III Domenica di Pasqua anno C
In questa terza Domenica di Pasqua, ascoltiamo una bellissima pagina del vangelo di san Giovanni. Gli apostoli si trovano insieme sul mare di Tiberiade. Lì, in preda alla delusione e allo smarrimento, decidono di tornare al lavoro di un tempo: la pesca. Salgono sulla barca, gettano le reti, ma non prendono nulla.
Gesù si presenta sulla riva e, con grande dolcezza, li invita a ritentare la pesca, gettando ancora le loro reti, ma dall’altra parte della barca. E la pesca è abbondantissima. La dinamica del racconto ci fa capire una grande verità, che riguarda anche noi e la nostra vita: quando il Signore è con noi tutto cambia! La Sua presenza rende bella e feconda l’esistenza. Egli è il Risorto che dona risurrezione e vita nuova.
Il testo evangelico ci presenta anche un’altra scena. Si tratta del dialogo tra Gesù e Pietro, quel dialogo nel quale il Signore interroga l’apostolo in merito all’amore, all’intensità del suo amore per Lui.
“Simone di Giovanni, mi ami?”.
Meditiamo su questo splendido dialogo con l’aiuto di san Giovanni Crisostomo: “Non vi è infatti mezzo migliore per essere unito a Cristo che il compiere la sua volontà, e la sua volontà non consiste in nessun’altra cosa come nel bene del prossimo… ‘Pietro’ – dice il Signore -, ‘mi ami tu? Pasci le mie pecore’, e, con la triplice domanda che gli rivolge, Cristo manifesta chiaramente che il pascere le pecore è la prova dell‘amore.
E questo non è detto solo ai sacerdoti, ma a ognuno di noi, per piccolo che sia il gregge affidatoci.

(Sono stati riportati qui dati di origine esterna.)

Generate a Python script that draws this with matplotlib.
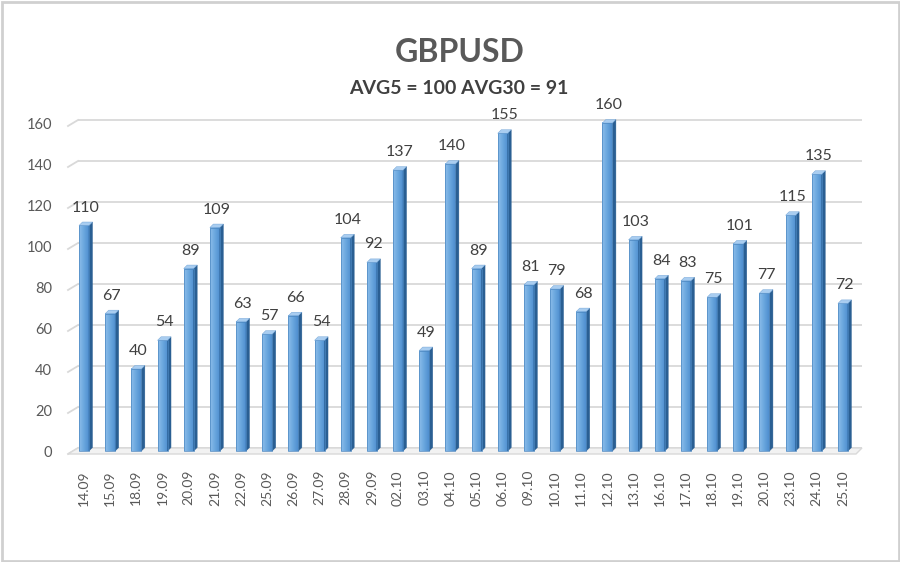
import matplotlib
matplotlib.use("Agg")
import matplotlib.pyplot as plt
from matplotlib.patches import Polygon, Rectangle
import numpy as np

plt.rcParams['font.family'] = ['Lato', 'DejaVu Sans']

title = "GBPUSD"
subtitle = "AVG5 = 100 AVG30 = 91"
dates = ["14.09", "15.09", "18.09", "19.09", "20.09", "21.09", "22.09", "25.09", "26.09", "27.09",
         "28.09", "29.09", "02.10", "03.10", "04.10", "05.10", "06.10", "09.10", "10.10", "11.10",
         "12.10", "13.10", "16.10", "17.10", "18.10", "19.10", "20.10", "23.10", "24.10", "25.10"]
values = [110, 67, 40, 54, 89, 109, 63, 57, 66, 54,
          104, 92, 137, 49, 140, 89, 155, 81, 79, 68,
          160, 103, 84, 83, 75, 101, 77, 115, 135, 72]
yticks = [0, 20, 40, 60, 80, 100, 120, 140, 160]

W, H = 900, 562
fig = plt.figure(figsize=(W / 100, H / 100), dpi=100)
fig.patch.set_facecolor("white")

# frame border
fig.add_artist(Rectangle((1.5 / W, 1.5 / H), (W - 3) / W, (H - 3) / H, transform=fig.transFigure,
                         fill=False, edgecolor="#d0d0d0", linewidth=2))

left_px, right_px = 78, 862
y0_px, y160_px = 451, 123
ax = fig.add_axes([left_px / W, 1 - y0_px / H, (right_px - left_px) / W, (y0_px - y160_px) / H])
step = 26.17
c0 = 84
ax.axis("off")

px_x = 1 / step
px_y = 160 / (y0_px - y160_px)

xl = (left_px - c0) / step
xr = (right_px - c0) / step
xs = (68 - c0) / step

for v in yticks:
    yb = v + 3 * px_y
    ax.plot([xl, xr], [yb, yb], color="#d9d9d9", lw=1.3, clip_on=False, zorder=1, solid_capstyle="butt")
    ax.plot([xs, xl], [v - 3 * px_y, yb], color="#d9d9d9", lw=1.3, clip_on=False, zorder=1)
    ax.text((52 - c0) / step, v - 2 * px_y, str(v), ha="right", va="center", fontsize=10.5,
            color="#595959")

floor = Polygon([(xs, -3 * px_y), (xl, 3 * px_y), (xr, 3 * px_y), (xr - 6 * px_x, -3 * px_y)],
                closed=True, facecolor="#f2f2f2", edgecolor="#d9d9d9", lw=1, zorder=1, clip_on=False)
ax.add_patch(floor)

bw = 10 * px_x
dx = 3.5 * px_x
dy = 3.5 * px_y
grad = np.linspace(0, 1, 32)[None, :]
cmap = matplotlib.colors.LinearSegmentedColormap.from_list("b", ["#8cbdea", "#6aa7de", "#4f8fcf"])
for i, v in enumerate(values):
    x0 = i - bw / 2
    x1 = i + bw / 2
    im = ax.imshow(grad, extent=(x0, x1, 0, v), aspect="auto", cmap=cmap, zorder=3,
                   interpolation="bilinear")
    im.set_clip_on(False)
    ax.add_patch(Rectangle((x0, 0), bw, v, fill=False, edgecolor="#4a86c0", lw=0.5, zorder=4,
                           clip_on=False))
    side = Polygon([(x1, 0), (x1 + dx, dy), (x1 + dx, v + dy), (x1, v)], closed=True,
                   facecolor="#2a5f93", edgecolor="#2a5f93", lw=0.3, zorder=3, clip_on=False)
    top = Polygon([(x0, v), (x0 + dx, v + dy), (x1 + dx, v + dy), (x1, v)], closed=True,
                  facecolor="#a9cdf0", edgecolor="#6a9fd4", lw=0.3, zorder=4, clip_on=False)
    ax.add_patch(side)
    ax.add_patch(top)
    ax.text(i + dx / 2, v + 18 * px_y, str(v), ha="center", va="center", fontsize=11.5,
            color="#404040", zorder=5)
    ax.text(i, -19 * px_y, dates[i], ha="center", va="top", rotation=90, fontsize=10, color="#595959")

ax.set_xlim(xl, xr)
ax.set_ylim(0, 160)

fig.text(460 / W, 1 - 52 / H, title, ha="center", va="center", fontsize=23, fontweight="bold",
         color="#595959")
fig.text(459 / W, 1 - 89 / H, subtitle, ha="center", va="center", fontsize=14, fontweight="bold",
         color="#404040")

fig.savefig("out.png", dpi=100, facecolor="white")
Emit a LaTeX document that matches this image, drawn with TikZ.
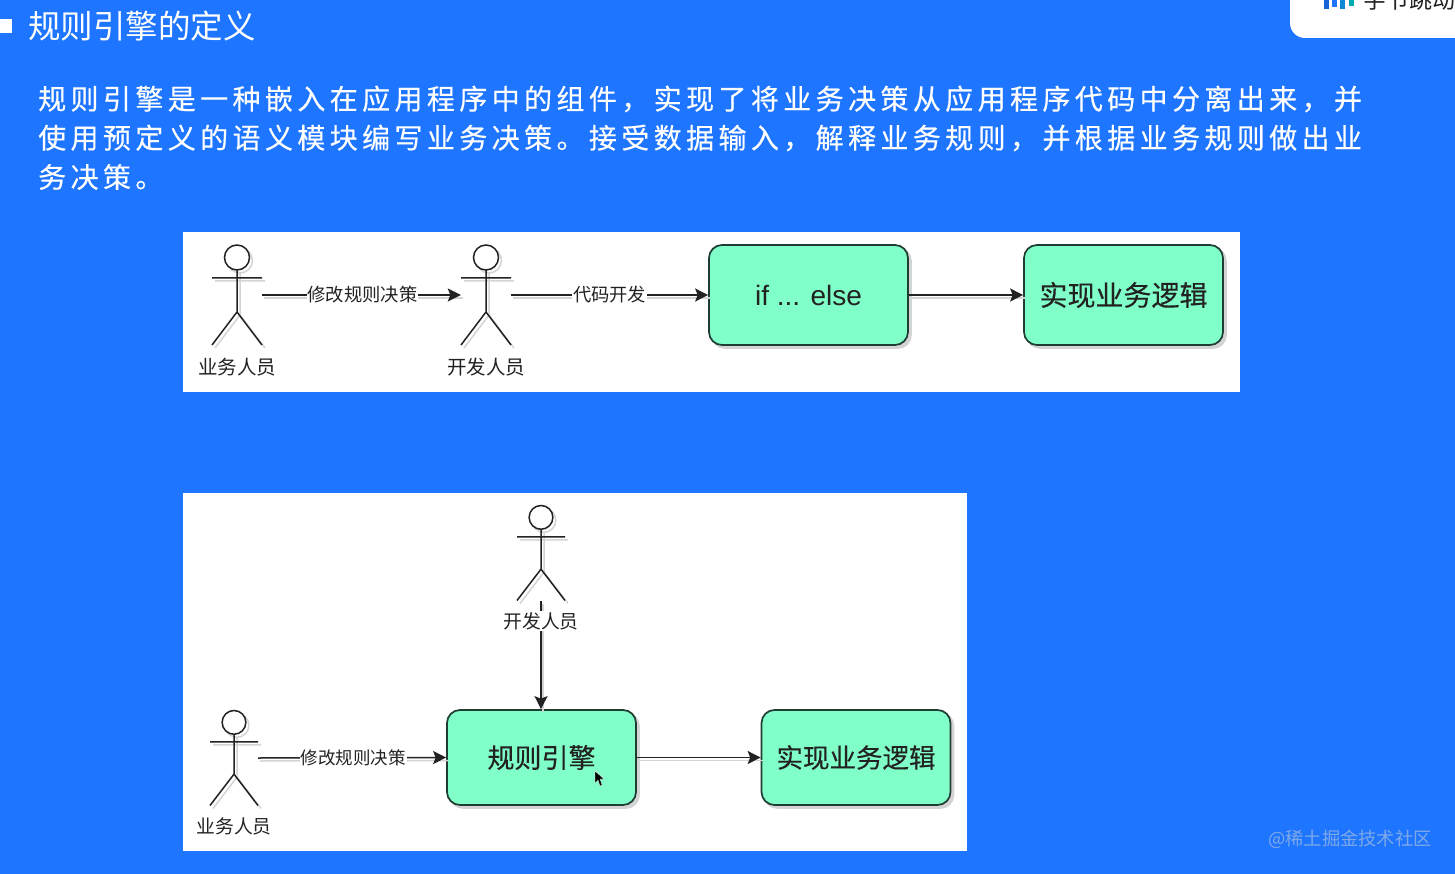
\documentclass[tikz,border=0pt]{standalone}
\usepackage{fontspec}
\setmainfont{Noto Sans CJK SC}
\newfontfamily\latinfont{Liberation Sans}
\usetikzlibrary{arrows.meta}
\definecolor{bgblue}{HTML}{1E75FF}
\definecolor{mint}{HTML}{80FFC8}
\definecolor{inkc}{HTML}{222222}
\definecolor{boxline}{HTML}{1F3D33}
\definecolor{shade}{HTML}{D4D4D4}
\definecolor{marktext}{HTML}{7FA8E8}
\newcommand{\fs}[1]{\fontsize{#1}{#1}\selectfont}
\tikzset{
  x=1pt,y=-1pt,
  panel/.style={fill=white,draw=none},
  procbox/.style={draw=boxline,line width=1.7pt,fill=mint,rounded corners=13pt,inner sep=0pt,
    text=inkc,preaction={draw=shade,fill=shade,line width=1.7pt,transform canvas={shift={(3pt,-3pt)}}}},
  flow/.style={draw=inkc,line width=1.5pt,-{Stealth[length=13pt,width=13pt,inset=2.5pt]},
    preaction={draw=shade,-,line width=1.5pt,transform canvas={shift={(2pt,-3pt)}}}},
  edgelabel/.style={fill=white,inner sep=1pt,text=inkc},
  actorlabel/.style={text=inkc,inner sep=1pt},
  actorbase/.style={inner sep=0pt,draw=none},
  stick/.style={draw=inkc,line width=1.5pt},
  stickshade/.style={draw=shade,line width=1.5pt},
  bodytext/.style={anchor=west,text=white,inner sep=0pt},
}
\newcommand{\actorpath}[5]{%
  % #1 style, #2 cx, #3 cy, #4 w, #5 h
  \pgfmathsetmacro{\tp}{#3-#5/2}%
  \pgfmathsetmacro{\bt}{#3+#5/2}%
  \pgfmathsetmacro{\rr}{#5/8}%
  \pgfmathsetmacro{\hy}{\tp+\rr}%
  \pgfmathsetmacro{\ay}{\tp+#5*0.33}%
  \pgfmathsetmacro{\ly}{\tp+#5*0.67}%
  \pgfmathsetmacro{\lx}{#2-#4/2}%
  \pgfmathsetmacro{\rx}{#2+#4/2}%
  \pgfmathsetmacro{\ny}{\tp+2*\rr}%
  \draw[#1,fill=white] (#2,\hy) circle[radius=\rr];
  \draw[#1] (#2,\ny) -- (#2,\ly) (\lx,\ay) -- (\rx,\ay) (\lx,\bt) -- (#2,\ly) -- (\rx,\bt);
}
\newcommand{\actorfig}[5]{%
  \node[actorbase,minimum width=#4,minimum height=#5] (#1) at (#2,#3) {};
  \begin{scope}[shift={(3pt,-3pt)}]\actorpath{stickshade}{#2}{#3}{#4}{#5}\end{scope}
  \actorpath{stick}{#2}{#3}{#4}{#5}
}
\begin{document}
\begin{tikzpicture}
\useasboundingbox (0,0) rectangle (1455,874);
\clip (0,0) rectangle (1455,874);
\fill[bgblue] (0,0) rectangle (1455,874);

% logo card
\fill[white,rounded corners=15pt] (1290,-30) rectangle (1480,38);
\fill[bgblue!85!black] (1324,-5) rectangle (1329,9);
\fill[bgblue] (1332,-5) rectangle (1337,7);
\fill[cyan!70!blue] (1340,-5) rectangle (1345,9);
\fill[cyan!60!green] (1349,-5) rectangle (1354,6);
\node[anchor=west,inner sep=0pt,text=inkc] (logo) at (1363,0) {\fs{23}字节跳动};

% title
\fill[white] (0,19) rectangle (12,33);
\node[anchor=west,inner sep=0pt,text=white] (title) at (28,26.5) {\fs{32.5}规则引擎的定义};

% paragraph
\node[bodytext] (l1) at (38,99) {\fs{28}\addfontfeature{LetterSpace=15.7,FakeBold=0.4}规则引擎是一种嵌入在应用程序中的组件，实现了将业务决策从应用程序代码中分离出来，并};
\node[bodytext] (l2) at (38,138) {\fs{28}\addfontfeature{LetterSpace=15.7,FakeBold=0.4}使用预定义的语义模块编写业务决策。接受数据输入，解释业务规则，并根据业务规则做出业};
\node[bodytext] (l3) at (38,177) {\fs{28}\addfontfeature{LetterSpace=15.7,FakeBold=0.4}务决策。};

% panels
\fill[panel] (183,232) rectangle (1240,392);
\fill[panel] (183,493) rectangle (967,851);

% top diagram
\actorfig{a1}{237}{295}{50}{100}
\actorfig{a2}{486}{295}{50}{100}
\node[actorlabel] (a1t) at (237,367) {\fs{19.5}业务人员};
\node[actorlabel] (a2t) at (486,367) {\fs{19.5}开发人员};
\node[procbox,minimum width=199,minimum height=100] (b1) at (808.5,295) {\fs{28}\latinfont if ... else};
\node[procbox,minimum width=199,minimum height=100] (b2) at (1123.5,295) {\fs{28}\addfontfeature{FakeBold=0.3}实现业务逻辑};
\draw[flow] (a1.east) -- node[edgelabel,pos=.505] {\fs{18.3}修改规则决策} (a2.west);
\draw[flow] (a2.east) -- node[edgelabel,pos=.5] {\fs{18.3}代码开发} (b1.west);
\draw[flow] (b1.east) -- (b2.west);

% bottom diagram
\actorfig{a3}{541}{553}{48}{95}
\actorfig{a4}{234}{758}{48}{95}
\node[procbox,minimum width=189,minimum height=95] (b3) at (541.5,757.5) {\fs{27}\addfontfeature{FakeBold=0.3}规则引擎};
\node[procbox,minimum width=189,minimum height=95] (b4) at (856,757.5) {\fs{26.5}\addfontfeature{FakeBold=0.3}实现业务逻辑};
\draw[flow] (a3.south) -- (a3.south |- b3.north);
\node[actorlabel,fill=white] (a3t) at (541,621) {\fs{18.8}开发人员};
\node[actorlabel] (a4t) at (234,826) {\fs{18.8}业务人员};
\draw[flow] (a4.east) -- node[edgelabel,pos=.505] {\fs{17.5}修改规则决策} (b3.west);
\draw[flow] (b3.east) -- (b4.west);

% mouse cursor
\draw[fill=black,draw=white,line width=.3pt] (595,771) -- (595,783) -- (598,780) -- (600,786) -- (602,785) -- (600,779) -- (604,779) -- cycle;

% watermark
\node[inner sep=0pt,text=marktext] (wm) at (1350,839) {\fs{18.3}@稀土掘金技术社区};
\end{tikzpicture}
\end{document}
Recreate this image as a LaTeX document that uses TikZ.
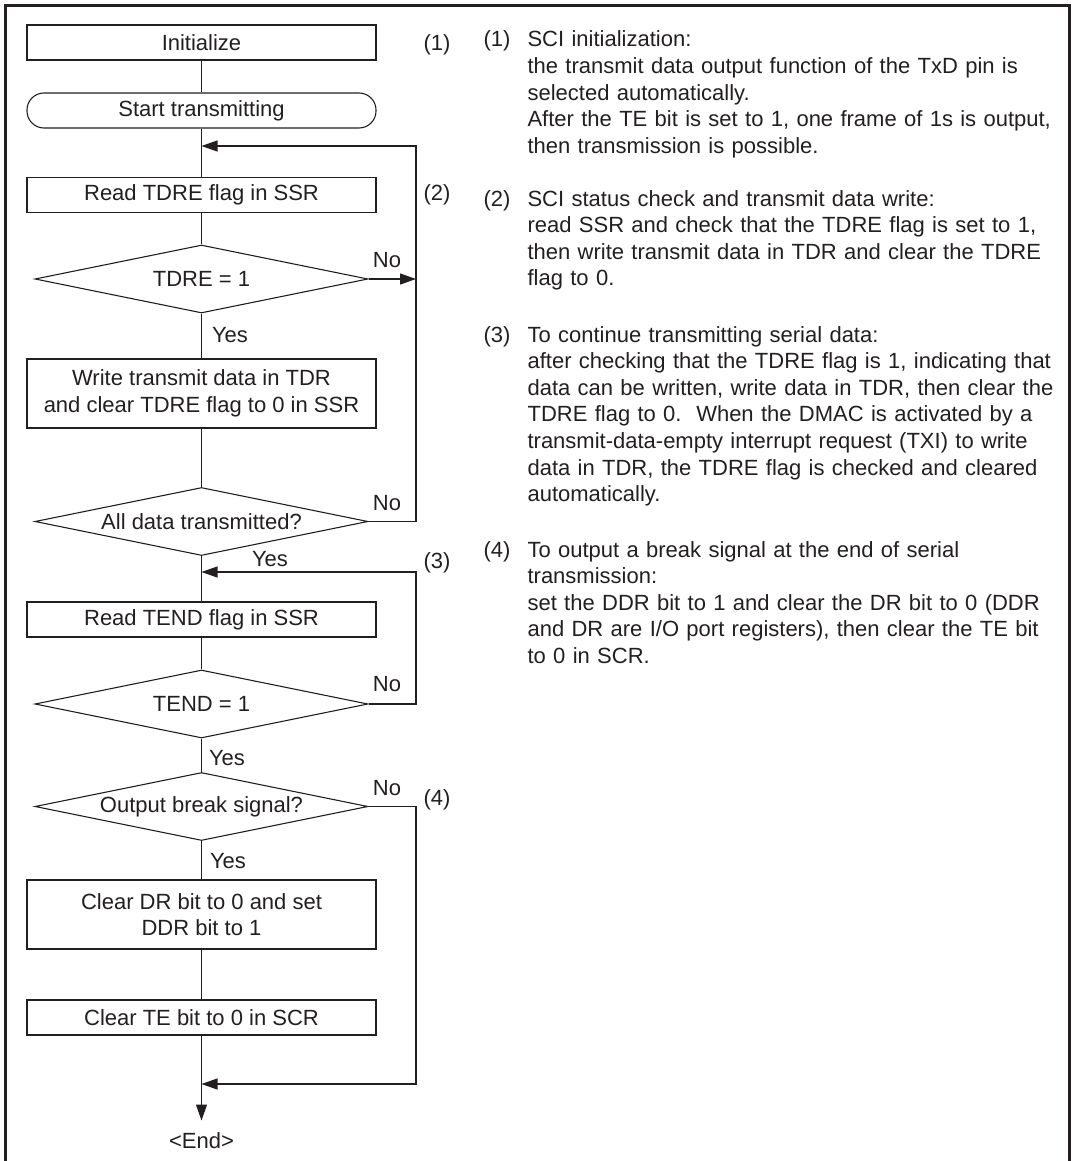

Difatti, anche se è piccolo, non si deve trascurarlo poiché il ‘Padre mio’ – dice il Signore – ‘si compiace in loro’. Ognuno di noi ha una pecora. Badiamo di portarla a pascoli convenienti. Vive veramente, soltanto chi vive per gli altri. Chi invece vive solo per sé, disprezza e non si cura degli altri, è un essere inutile, non è un uomo, non appartiene alla razza umana.
Tu forse mi dirai a questo punto: Devo allora trascurare i miei affari per occuparmi di quelli altrui? No, non è possibile che colui che si prende cura degli affari del prossimo trascuri i propri. Chi cerca l‘interesse del prossimo non danneggia nessuno, ha compassione di tutti e aiuta secondo le proprie possibilità, non commette frodi, né si appropria di quanto appartiene agli altri, non dice falsa testimonianza, si astiene dal vizio, abbraccia la virtù, prega per i suoi nemici, fa del bene a chi gli fa del male, non ingiuria nessuno, non maledice neppur quando in mille modi è maledetto, ma ripete piuttosto le parole dell‘Apostolo: ‘Chi è infermo che anch‘io non sia infermo? Chi subisce scandalo che io non ne arda?’.
Al contrario, se noi ricerchiamo il nostro interesse non seguirà al nostro l‘interesse degli altri”.